Here are a couple examples.

Bed, Bath and Beyond


The product featured to the left from Bed, Bath & Beyond has limited adjustable ranges in both height and width, holds 40 lbs max, and sells for $14.99. If you get on their mailing list, you will get 20% off coupons every so often.

The right photo  shows a comparable rod from The Container Store, that  adjusts widthwise from 20-36″ and in height from 28-51″.  This version sells for $19.99 normally, but is on sale for $12.99 with the college dorm push going on now.

My advice is to purchase two rods and keep the width at the lower end for greater strength.  Hanging shirts/blouses on the top and skirts/slacks on the bottom makes sense in “shopping” but you make the final decision.
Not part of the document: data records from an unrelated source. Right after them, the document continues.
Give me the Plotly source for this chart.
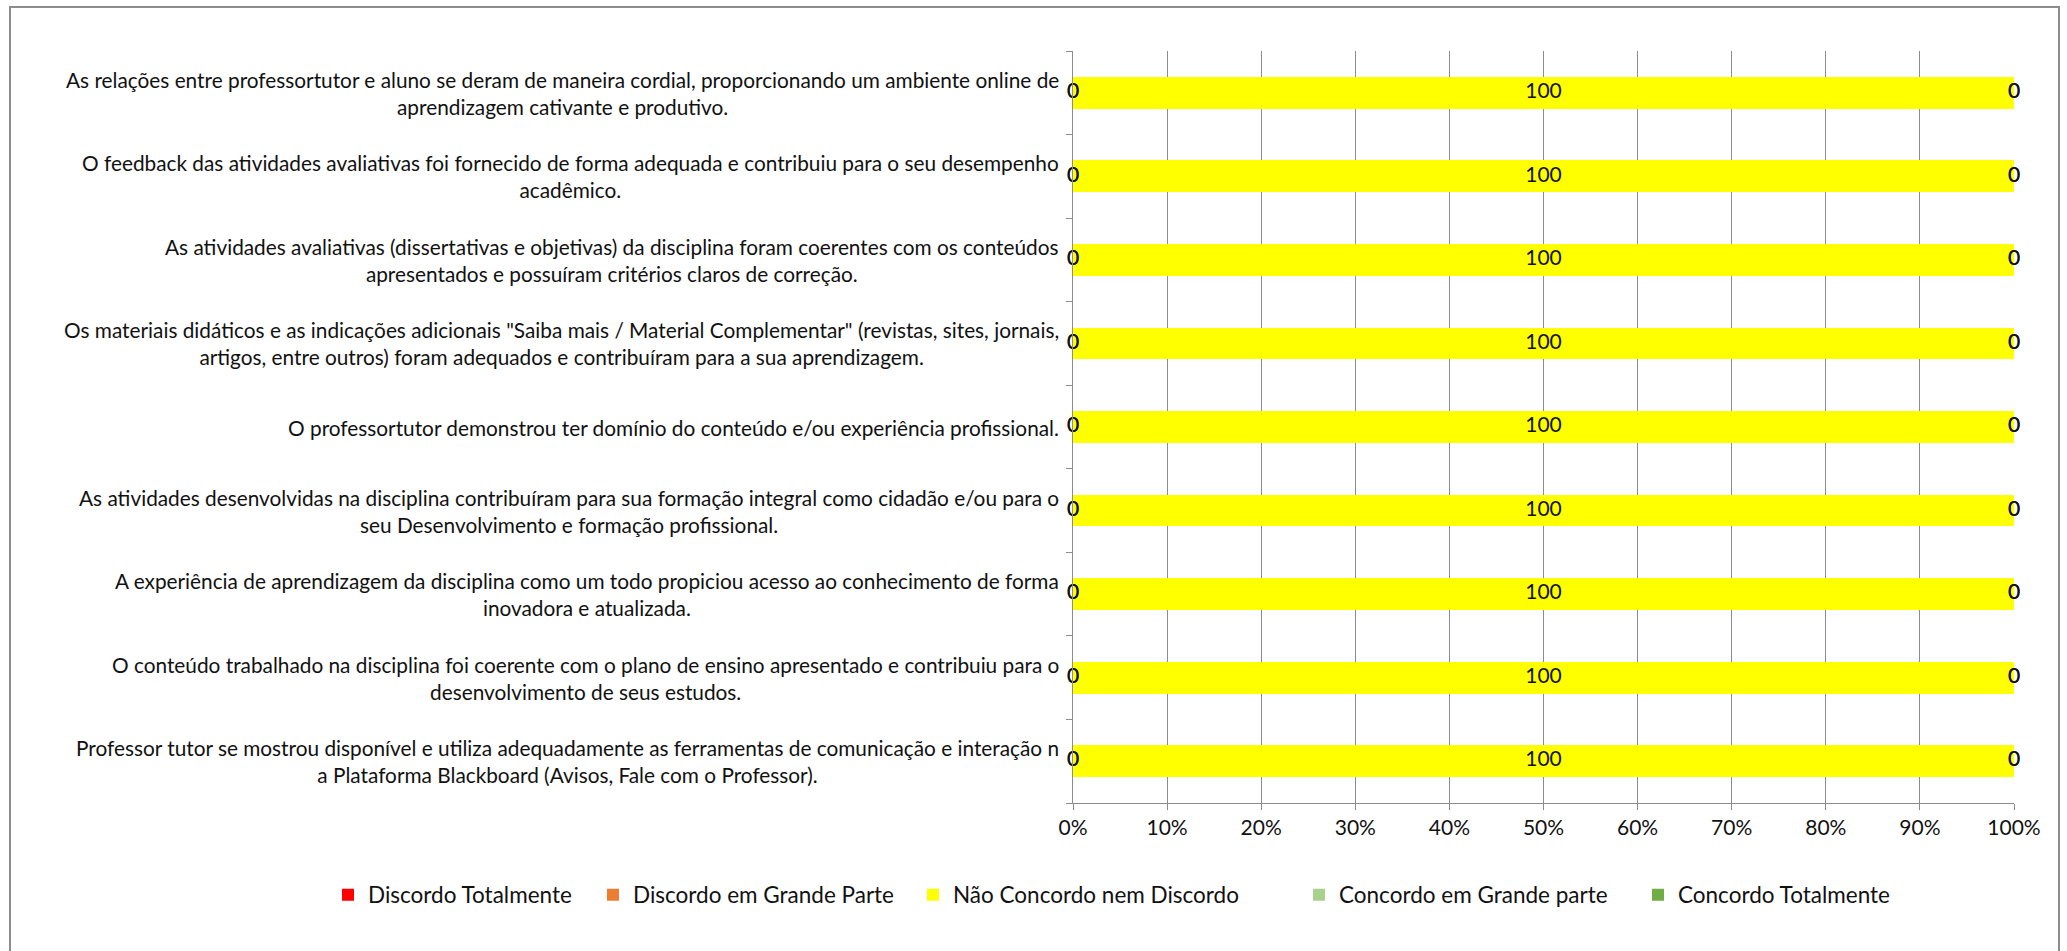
import plotly.graph_objects as go

# ---------------- data ----------------
categories = [
    "As relações entre professortutor e aluno se deram de maneira cordial, proporcionando um ambiente online de<br>aprendizagem cativante e produtivo.",
    "O feedback das atividades avaliativas foi fornecido de forma adequada e contribuiu para o seu desempenho<br>acadêmico.",
    "As atividades avaliativas (dissertativas e objetivas) da disciplina foram coerentes com os conteúdos<br>apresentados e possuíram critérios claros de correção.",
    "Os materiais didáticos e as indicações adicionais \"Saiba mais / Material Complementar\" (revistas, sites, jornais,<br>artigos, entre outros) foram adequados e contribuíram para a sua aprendizagem.",
    "O professortutor demonstrou ter domínio do conteúdo e/ou experiência profissional.",
    "As atividades desenvolvidas na disciplina contribuíram para sua formação integral como cidadão e/ou para o<br>seu Desenvolvimento e formação profissional.",
    "A experiência de aprendizagem da disciplina como um todo propiciou acesso ao conhecimento de forma<br>inovadora e atualizada.",
    "O conteúdo trabalhado na disciplina foi coerente com o plano de ensino apresentado e contribuiu para o<br>desenvolvimento de seus estudos.",
    "Professor tutor se mostrou disponível e utiliza adequadamente as ferramentas de comunicação e interação n<br>a Plataforma Blackboard (Avisos, Fale com o Professor).",
]
series_names = [
    "Discordo Totalmente",
    "Discordo em Grande Parte",
    "Não Concordo nem Discordo",
    "Concordo em Grande parte",
    "Concordo Totalmente",
]
discordo_totalmente = [0, 0, 0, 0, 0, 0, 0, 0, 0]
discordo_grande_parte = [0, 0, 0, 0, 0, 0, 0, 0, 0]
nao_concordo_nem_discordo = [100, 100, 100, 100, 100, 100, 100, 100, 100]
concordo_grande_parte = [0, 0, 0, 0, 0, 0, 0, 0, 0]
concordo_totalmente = [0, 0, 0, 0, 0, 0, 0, 0, 0]
x_tick_values = [0, 10, 20, 30, 40, 50, 60, 70, 80, 90, 100]
x_tick_labels = ["0%", "10%", "20%", "30%", "40%", "50%", "60%", "70%", "80%", "90%", "100%"]

series_values = [discordo_totalmente, discordo_grande_parte, nao_concordo_nem_discordo,
                 concordo_grande_parte, concordo_totalmente]
colors = ["#FF0000", "#ED7D31", "#FFFF00", "#A9D18E", "#70AD47"]

# ---------------- layout geometry ----------------
W_FIG, H_FIG = 2067, 951
L, R, T, B = 1073, 2014, 51, 803
PW, PH = R - L, B - T


def px_x(px):
    return (px - L) / PW


def px_y(py):
    return (B - py) / PH


FONT = "Lato, Liberation Sans Narrow, sans-serif"
FS = 20.8
TXT = "#111111"

ids = list(range(len(categories)))

fig = go.Figure()
legend_keys = ["legend", "legend2", "legend3", "legend4", "legend5"]
for name, vals, col, lk in zip(series_names, series_values, colors, legend_keys):
    fig.add_trace(go.Bar(
        y=ids, x=vals, name=name, orientation="h",
        marker=dict(color=col, line=dict(width=0)),
        width=0.38, legend=lk, hoverinfo="x+name",
    ))

# data labels (computed from cumulative stacks)
cum = [0.0] * len(categories)
for name, vals in zip(series_names, series_values):
    xs = [c + v / 2 for c, v in zip(cum, vals)]
    fig.add_trace(go.Scatter(
        y=ids, x=xs, mode="text", text=[str(v) for v in vals],
        textposition="middle center",
        textfont=dict(family=FONT, size=21, color=TXT),
        showlegend=False, cliponaxis=False, hoverinfo="skip",
    ))
    cum = [c + v for c, v in zip(cum, vals)]

# category labels (centered multi-line, right anchored like Excel)
annotations = []
for i, lab in enumerate(categories):
    annotations.append(dict(
        x=px_x(1061), xref="paper", y=i, yref="y",
        text=lab, showarrow=False, xanchor="right", yanchor="middle",
        align="center", font=dict(family=FONT, size=FS, color=TXT),
    ))

legend_text_starts = [369, 634, 954, 1340, 1679]
legend_layouts = {}
for lk, ts in zip(legend_keys, legend_text_starts):
    legend_layouts[lk] = dict(
        x=px_x(ts - 41), xanchor="left", y=px_y(895), yanchor="middle",
        orientation="h", font=dict(family=FONT, size=22.5, color=TXT),
        bgcolor="rgba(0,0,0,0)", borderwidth=0, itemwidth=30,
    )

fig.update_layout(
    width=W_FIG, height=H_FIG,
    margin=dict(l=L, r=W_FIG - R, t=T, b=H_FIG - B, pad=0, autoexpand=False),
    barmode="stack",
    paper_bgcolor="white", plot_bgcolor="white",
    font=dict(family=FONT, size=FS, color=TXT),
    annotations=annotations,
    shapes=[dict(type="rect", xref="paper", yref="paper",
                 x0=px_x(10), x1=px_x(2059), y0=px_y(962), y1=px_y(7),
                 line=dict(color="#8c8c8c", width=2), layer="below")],
    **legend_layouts,
)
fig.update_xaxes(
    range=[0, 100], tickvals=x_tick_values, ticktext=x_tick_labels,
    showgrid=True, gridcolor="#8c8c8c", gridwidth=1,
    showline=True, linecolor="#8c8c8c", linewidth=1,
    ticks="outside", ticklen=6, tickcolor="#8c8c8c",
    zeroline=False, tickfont=dict(family=FONT, size=21, color=TXT),
    fixedrange=True,
)
fig.update_yaxes(
    type="linear", range=[len(categories) - 0.5, -0.5],
    tickvals=[i - 0.5 for i in range(len(categories) + 1)],
    showticklabels=False, ticks="outside", ticklen=6, tickcolor="#8c8c8c",
    showgrid=False, zeroline=False,
    showline=True, linecolor="#8c8c8c", linewidth=1, fixedrange=True,
)

fig.write_html(
    "out.html",
    config={"displayModeBar": False},
    post_script="document.body.style.margin='0';document.body.style.overflow='hidden';",
)
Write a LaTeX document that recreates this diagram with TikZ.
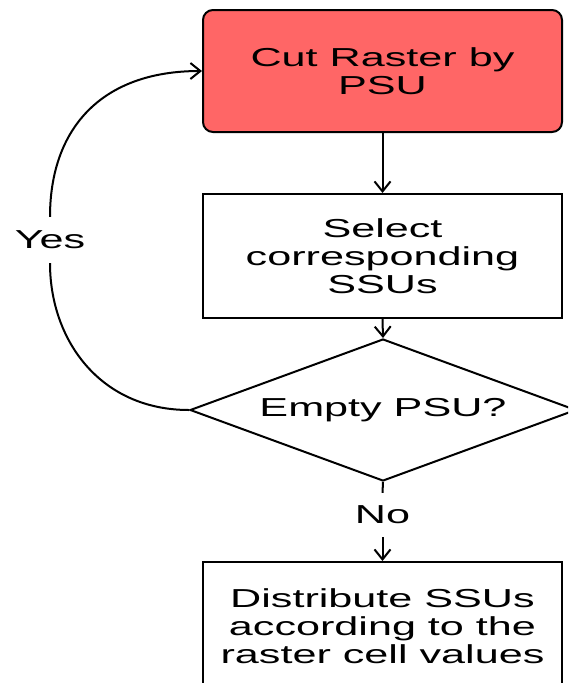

If you need help on where to start on your closet, my colleague, Elizabeth Hagen, is hosting a teleseminar on August 19th, 1 p.m. EST on “How to Organize Your Closet so you will get Dressed… Not Stressed!“  She is very good at walking folks through the organizing process step-by-step.  The seminar is not free, but is under $20.

Now you don’t have any more excuses.  Get crackin’ on that closet so you can go shopping while the good stuff is on sale. With your double-hang rods you can fit twice as much in there!

Small Space Solutions

Monday, April 27th, 2009

One main cause of clutter is “too much stuff for too little space.” Sometimes this problem can be solved in a tight spot with creative uses of space that is ignored. Try to take a new look at your small area with these suggestions in mind.

1. Go Vertical!

As you look around in the room, note how much of the top half of the walls are utilized. Brainstorm how you can take advantage of those walls with storage options like:

  • Floor to ceiling bookshelves
  • Floating shelving
  • A wall-mounted cabinet

If there are furniture pieces taking up floor space below, you may as well put storage above. No one will hit their head!

2. Find unused pockets of dead air

Places to look include under the bed, behind a door, near the floor in the lower half of a closet, and above the one shelf in the closet. These are great spaces for storage and tons of organizing products are available. Easy-to-install shelving is available at most home improvement centers.

3. Use dual-purpose furniture

A book shelf makes a great headboard for a twin bed – shelves for books and alarm clock above and remote storage below bed level. Place a cedar chest in a window nook or at the end of the bed to double as seating and storage. A bedside table with two or more drawers can hold 75-100 CD’s on end with the titles showing.

The good news is that these tips will enable you to fit more stuff into a small space. The bad news… you may still have leftovers. Assuming that you put away what was most valuable to you, evaluate what is left. If you don’t use it or love it, give it away. Someone else can put it to good use!